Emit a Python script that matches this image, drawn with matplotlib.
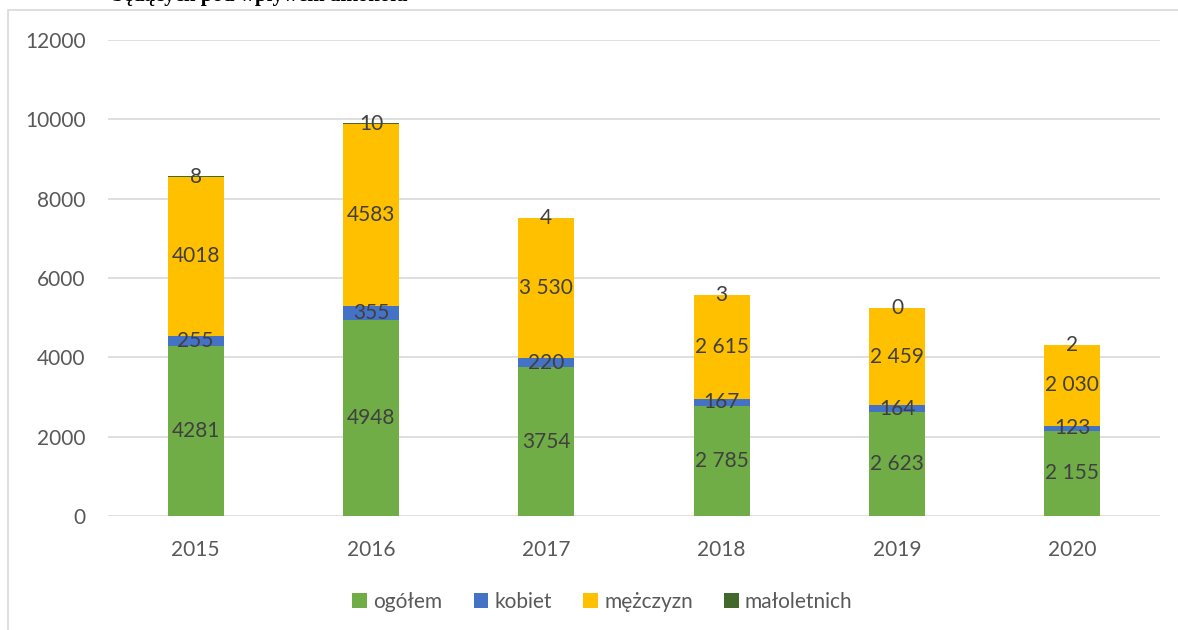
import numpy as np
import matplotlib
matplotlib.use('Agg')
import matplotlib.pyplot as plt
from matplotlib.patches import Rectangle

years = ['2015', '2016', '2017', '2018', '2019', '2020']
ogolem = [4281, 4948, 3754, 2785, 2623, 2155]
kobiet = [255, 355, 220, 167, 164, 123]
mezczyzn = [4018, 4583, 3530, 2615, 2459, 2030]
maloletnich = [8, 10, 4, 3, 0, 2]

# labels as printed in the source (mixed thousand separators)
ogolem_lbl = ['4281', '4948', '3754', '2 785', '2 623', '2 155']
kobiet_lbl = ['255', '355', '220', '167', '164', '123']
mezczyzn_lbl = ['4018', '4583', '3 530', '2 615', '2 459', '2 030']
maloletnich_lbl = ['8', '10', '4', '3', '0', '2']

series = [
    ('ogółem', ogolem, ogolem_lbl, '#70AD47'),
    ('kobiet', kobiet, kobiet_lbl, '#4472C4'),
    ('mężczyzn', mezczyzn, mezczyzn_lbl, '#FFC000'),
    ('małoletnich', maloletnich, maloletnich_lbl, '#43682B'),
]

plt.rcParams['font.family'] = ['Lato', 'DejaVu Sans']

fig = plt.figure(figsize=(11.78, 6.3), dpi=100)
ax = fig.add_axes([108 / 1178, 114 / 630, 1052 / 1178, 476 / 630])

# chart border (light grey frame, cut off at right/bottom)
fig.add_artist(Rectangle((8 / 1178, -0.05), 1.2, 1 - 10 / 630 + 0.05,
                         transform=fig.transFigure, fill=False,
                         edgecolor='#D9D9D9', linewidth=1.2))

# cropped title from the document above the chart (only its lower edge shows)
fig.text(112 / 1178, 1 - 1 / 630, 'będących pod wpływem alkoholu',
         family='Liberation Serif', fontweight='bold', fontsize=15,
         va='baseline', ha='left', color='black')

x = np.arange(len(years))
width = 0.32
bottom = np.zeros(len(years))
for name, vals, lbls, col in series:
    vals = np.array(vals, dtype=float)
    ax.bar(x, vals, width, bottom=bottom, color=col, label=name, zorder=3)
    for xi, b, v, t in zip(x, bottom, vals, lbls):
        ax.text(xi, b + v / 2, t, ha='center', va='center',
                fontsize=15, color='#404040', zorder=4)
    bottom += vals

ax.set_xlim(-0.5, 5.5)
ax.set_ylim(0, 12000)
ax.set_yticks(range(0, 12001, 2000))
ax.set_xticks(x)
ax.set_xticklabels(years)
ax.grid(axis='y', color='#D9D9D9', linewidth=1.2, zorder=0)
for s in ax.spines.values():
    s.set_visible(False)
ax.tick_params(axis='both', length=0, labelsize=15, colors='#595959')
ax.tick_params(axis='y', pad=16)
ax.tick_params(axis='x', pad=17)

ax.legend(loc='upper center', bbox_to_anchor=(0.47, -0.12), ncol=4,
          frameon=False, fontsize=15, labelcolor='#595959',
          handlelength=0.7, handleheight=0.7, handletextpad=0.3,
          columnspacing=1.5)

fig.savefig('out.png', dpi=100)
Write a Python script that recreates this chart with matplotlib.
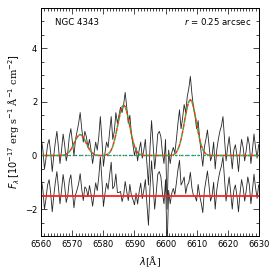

_ _ _

Set problem:
Without the pictures, write out all of the material exactly.

Answer to the exercise:
Emit a Python script that matches this image, drawn with matplotlib.
import numpy as np
import matplotlib
matplotlib.use('Agg')
import matplotlib.pyplot as plt
from matplotlib.patches import Rectangle

years = ['2015', '2016', '2017', '2018', '2019', '2020']
ogolem = [4281, 4948, 3754, 2785, 2623, 2155]
kobiet = [255, 355, 220, 167, 164, 123]
mezczyzn = [4018, 4583, 3530, 2615, 2459, 2030]
maloletnich = [8, 10, 4, 3, 0, 2]

# labels as printed in the source (mixed thousand separators)
ogolem_lbl = ['4281', '4948', '3754', '2 785', '2 623', '2 155']
kobiet_lbl = ['255', '355', '220', '167', '164', '123']
mezczyzn_lbl = ['4018', '4583', '3 530', '2 615', '2 459', '2 030']
maloletnich_lbl = ['8', '10', '4', '3', '0', '2']

series = [
    ('ogółem', ogolem, ogolem_lbl, '#70AD47'),
    ('kobiet', kobiet, kobiet_lbl, '#4472C4'),
    ('mężczyzn', mezczyzn, mezczyzn_lbl, '#FFC000'),
    ('małoletnich', maloletnich, maloletnich_lbl, '#43682B'),
]

plt.rcParams['font.family'] = ['Lato', 'DejaVu Sans']

fig = plt.figure(figsize=(11.78, 6.3), dpi=100)
ax = fig.add_axes([108 / 1178, 114 / 630, 1052 / 1178, 476 / 630])

# chart border (light grey frame, cut off at right/bottom)
fig.add_artist(Rectangle((8 / 1178, -0.05), 1.2, 1 - 10 / 630 + 0.05,
                         transform=fig.transFigure, fill=False,
                         edgecolor='#D9D9D9', linewidth=1.2))

# cropped title from the document above the chart (only its lower edge shows)
fig.text(112 / 1178, 1 - 1 / 630, 'będących pod wpływem alkoholu',
         family='Liberation Serif', fontweight='bold', fontsize=15,
         va='baseline', ha='left', color='black')

x = np.arange(len(years))
width = 0.32
bottom = np.zeros(len(years))
for name, vals, lbls, col in series:
    vals = np.array(vals, dtype=float)
    ax.bar(x, vals, width, bottom=bottom, color=col, label=name, zorder=3)
    for xi, b, v, t in zip(x, bottom, vals, lbls):
        ax.text(xi, b + v / 2, t, ha='center', va='center',
                fontsize=15, color='#404040', zorder=4)
    bottom += vals

ax.set_xlim(-0.5, 5.5)
ax.set_ylim(0, 12000)
ax.set_yticks(range(0, 12001, 2000))
ax.set_xticks(x)
ax.set_xticklabels(years)
ax.grid(axis='y', color='#D9D9D9', linewidth=1.2, zorder=0)
for s in ax.spines.values():
    s.set_visible(False)
ax.tick_params(axis='both', length=0, labelsize=15, colors='#595959')
ax.tick_params(axis='y', pad=16)
ax.tick_params(axis='x', pad=17)

ax.legend(loc='upper center', bbox_to_anchor=(0.47, -0.12), ncol=4,
          frameon=False, fontsize=15, labelcolor='#595959',
          handlelength=0.7, handleheight=0.7, handletextpad=0.3,
          columnspacing=1.5)

fig.savefig('out.png', dpi=100)
Write a Python script that recreates this chart with matplotlib.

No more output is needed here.